Vanita Gupta, president and CEO of The Leadership Conference on Civil and Human Rights and a former official in the Obama administration, said she believes Kavanaugh would advance an ideological agenda that would “roll back programs that help indigenous peoples, direct resources to underserved communities and enhance diversity.”
“There’s a real concern that Kavanaugh would strike down efforts to increase diversity and inclusion in education and employment,” leaving “employers and educational institutions without the tools to increase diversity in their ranks,” Gupta added.
In a recent poll published by CNN, America seems to be divided on whether Kavanaugh should be confirmed, with 38 percent in favor, 39 percent against and 23 percent who indicated no opinion.
Daria Roithmayr, the George T. and Harriet E. Pfleger Chair in Law at the University of Southern California, instead looks at “whether there are alternative ways of remedying past discrimination and its legacies outside of affirmative action.”

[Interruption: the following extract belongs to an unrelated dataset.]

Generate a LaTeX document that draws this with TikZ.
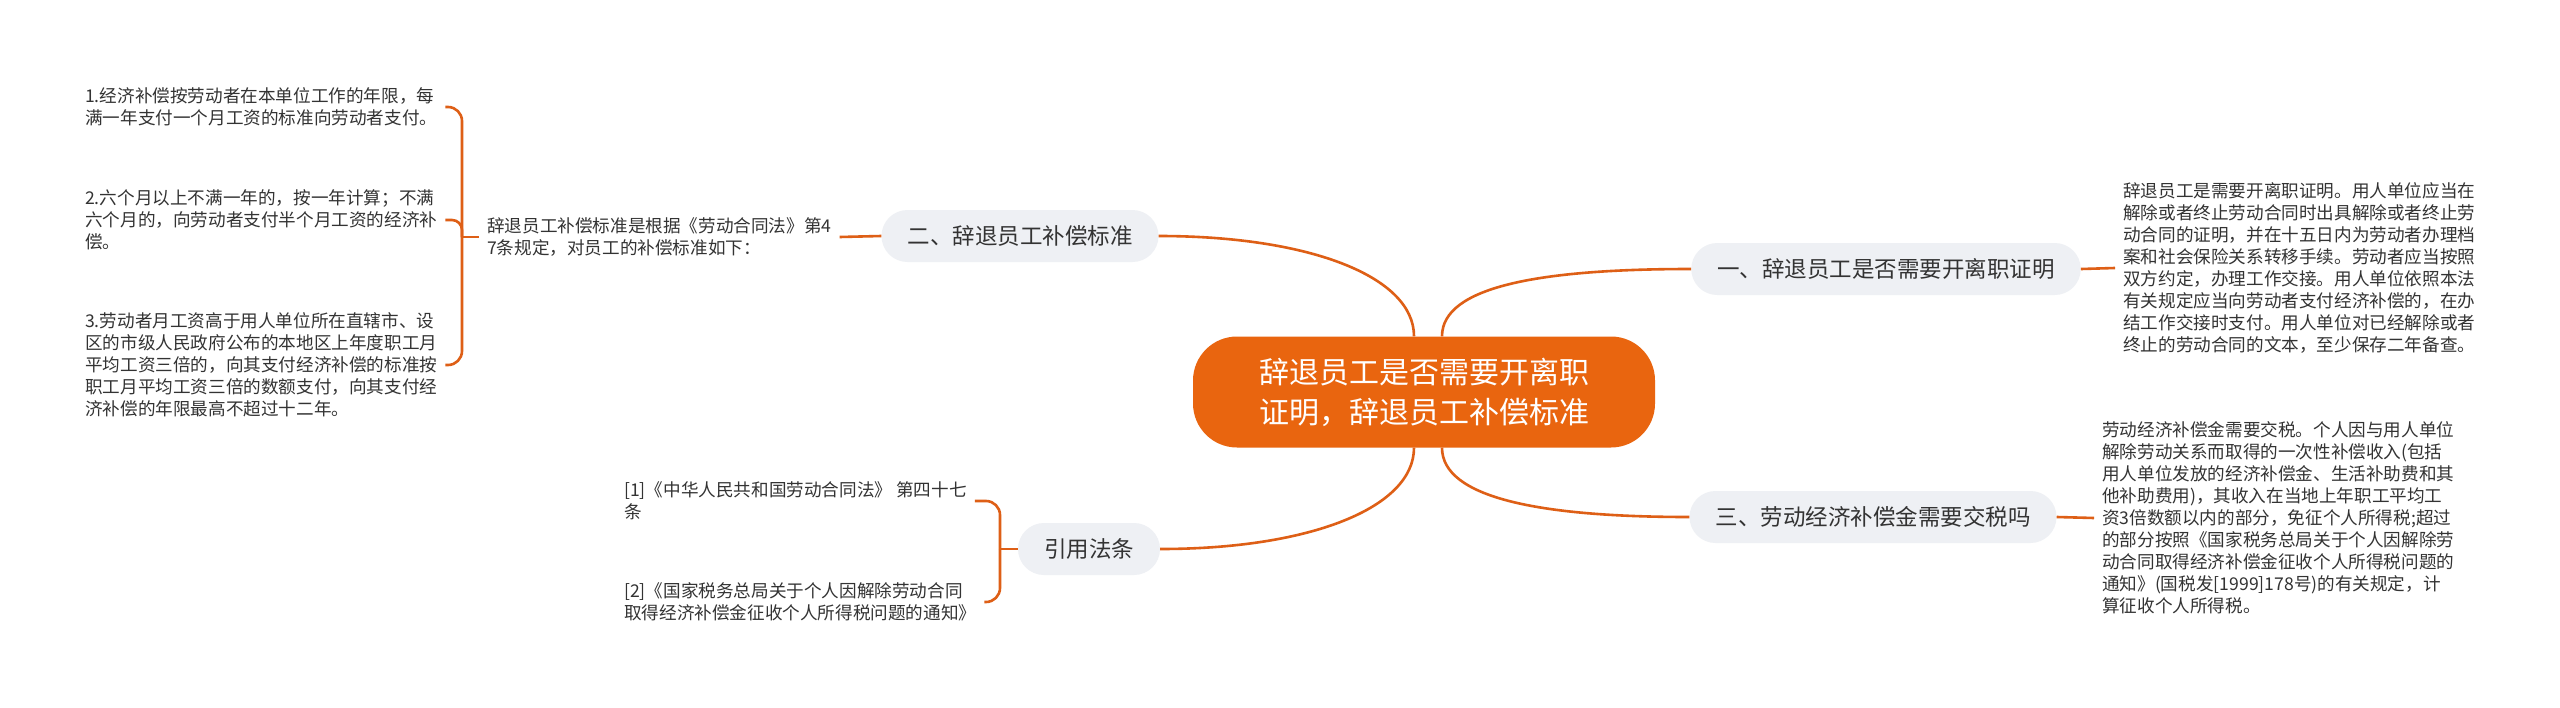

“I have always thought diversity to be a relatively weaker argument in favor of affirmative action, compared to the government’s interest in remedying past discrimination,” said Roithmayr. “I think a program that examines key aspects of a student’s profile without reference to her specific race — the racially disparate composition and socio-economic composition of the neighborhood in which she grew up, the financial wherewithal of the schools she attended K-12, her parent’s education and wealth, her family’s interaction with the criminal justice system.”
In 2017, majority Republicans changed Senate rules for confirming a Supreme Court nominee to require only a simple majority in the 100-member chamber, rather than the usual 60 votes. The action extended a similar rules change by Senate Democrats in 2013 that allowed presidential Cabinet and lower-court nominees to be confirmed with just 51 votes, which has been dubbed “the nuclear option.”